I guess I’d assumed this sort of thing would be allocated dynamically. Of course, there’s a benefit to minimizing the number of times you load a model. But surely if a GPU+model is idle for more than a couple minutes it could be freed?
(I’m not an AI guy, though—actually I’m used to asking SLURM for new nodes with every run I do!)
At the scale of a hyperscaler I think Alibaba is the one that would be doing that. AWS, Azure and I assume Alibaba do lease/rent data centers, but someone has to own the servers / GPU racks. I know there are specialized companies like nscale (and more further down the chain) in the mix, but I always assumed they only lease out fixed capacity.
I've assumed that as well. It makes sense to me since loading up a model locally takes a while. I wonder if there is some sort of better way I'm not in the know about. That or too GPU poor to know about.
That's an eternity for a request. I highly doubt they will timeout any model they serve.
I'd have to play with the configuration and load calcs, but I'm sure there's a low param, neat solution to the request/service problem.
> That's an eternity for a request. I highly doubt they will timeout any model they serve.
That's what easing functions are for.Let's say 10 GPUs are in use. You keep another 3 with the model loaded. If demand increases slowly you slowly increase your headroom. If demand increases rapidly, you also increase rapidly.
The correct way to do this is more complicated and you should model based on your usage history, but if you have sufficient headroom then very few should be left idle. Remember that these models do requests in batches.
If they don't timeout models, they're throwing money down the drain. Though that wouldn't be uncommon.
Here's a quote from the paper above:
> Given a list of M models to be served, our goal is to minimize the number of GPU instances N required to meet the SLOs for all models through auto-scaling, thus maximizing resource usage. The strawman strategy, i.e., no auto-scaling at all, reserves at least one dedicated instance for each model, leading to N = O(M)

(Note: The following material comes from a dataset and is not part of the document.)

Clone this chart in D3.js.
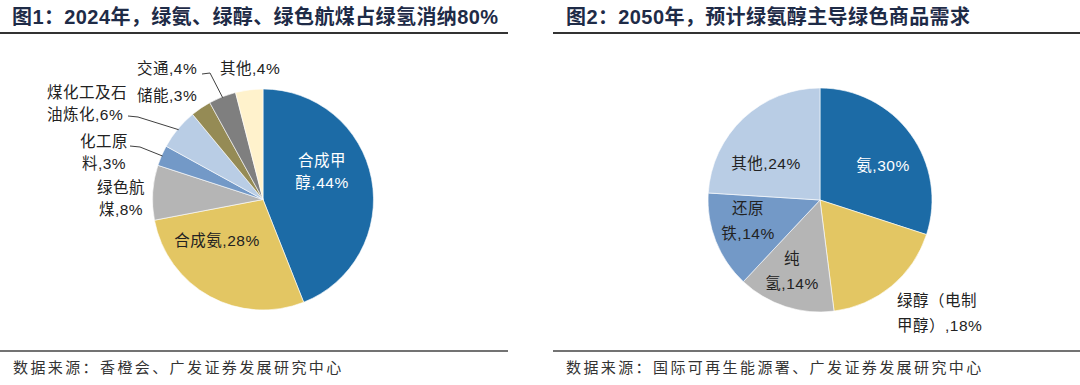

For example, Qwen2 72b is rarely used these days. And yet it will take up 2 of their H20 gpus (with 96GB VRAM) to serve, at the bare minimum, assuming that they don't quantize the BF16 down to FP8 (and I don't think they would, although other providers probably would). And then there's other older models, like the Qwen 2.5, Qwen 2, Qwen 1.5, and Qwen 1 series models. They all take up VRAM if the endpoint is active!
Alibaba cannot easily just timeout these models from VRAM, even if they only get 1 request per hour.

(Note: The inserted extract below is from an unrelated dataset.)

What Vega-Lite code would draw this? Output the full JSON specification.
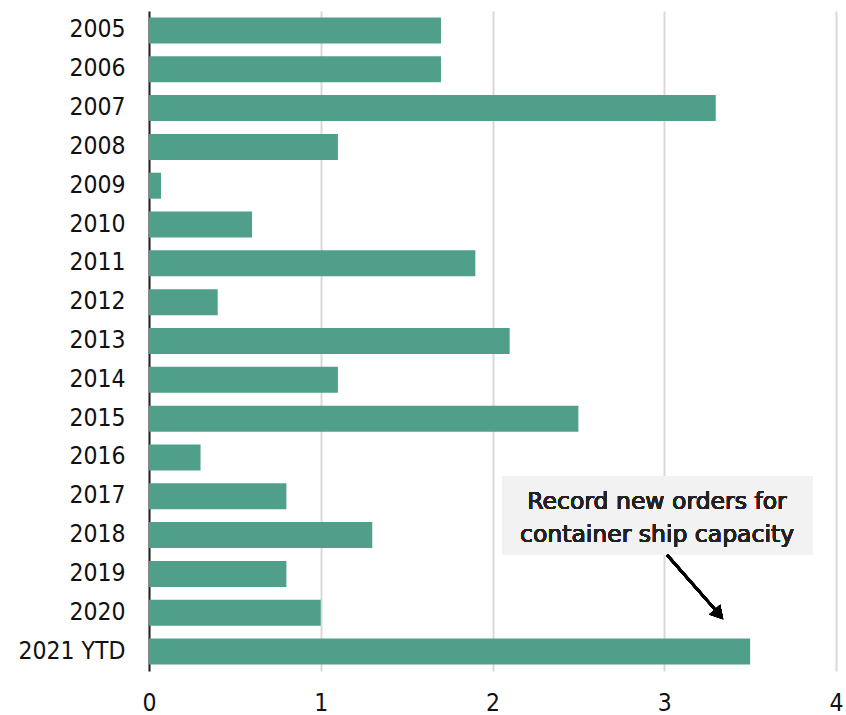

That's the issue. Their backlog of models take up a large amount of VRAM, and yet get ZERO compute most of the time! You can easily use an easing function to scale up from 2 gpus to 200 gpus, but you cannot ever timeout the last 2 gpus that's serving the model.
If you read the paper linked above, it's actually quite interesting how Alibaba goes and solves this problem.
Meanwhile on the other hand, Deepseek solves the issue by just saying "fuck you, we're serving only our latest model and you can deal with it". They're pretty pragmatic about it at least.
If you're using an efficient inference engine like VLLM, you're adding compilation into the mix, and not all of that is fully cached yet.
If that kind of latency isn't acceptable to you, you have to keep the models loaded.
This (along with batching) is why large local models are a dumb and wasteful idea if you're not serving them at enterprise scale.
Local models are never a dumb idea. The only time it's dumb to use them in an enterprise is if the infra is Mac Studio with M3 Ultra because pp time is terrible.
Because as a function of hardware and electricity costs, a “cloud” GPU will be many times more efficient per output token. You aren’t loading/offloading models and don’t have any parts of the GPU waiting for input. Everything is fully saturated always.
In that case it's massively increasing your memory requirement not just to the peak the model needs, but to + whatever the other biggest use might be that'll be inherently concurrent with it.
If it was engineered right, it would take:
- transfer model weights from NVMe drive/RAM to GPU via PCIe
- upload tiny precompiled code to GPU
- run it with tiny CPU host code
But what you get instead is gigabytes of PyTorch + Nvidia docker container bloatware (hi Nvidia NeMo) that takes forever to start.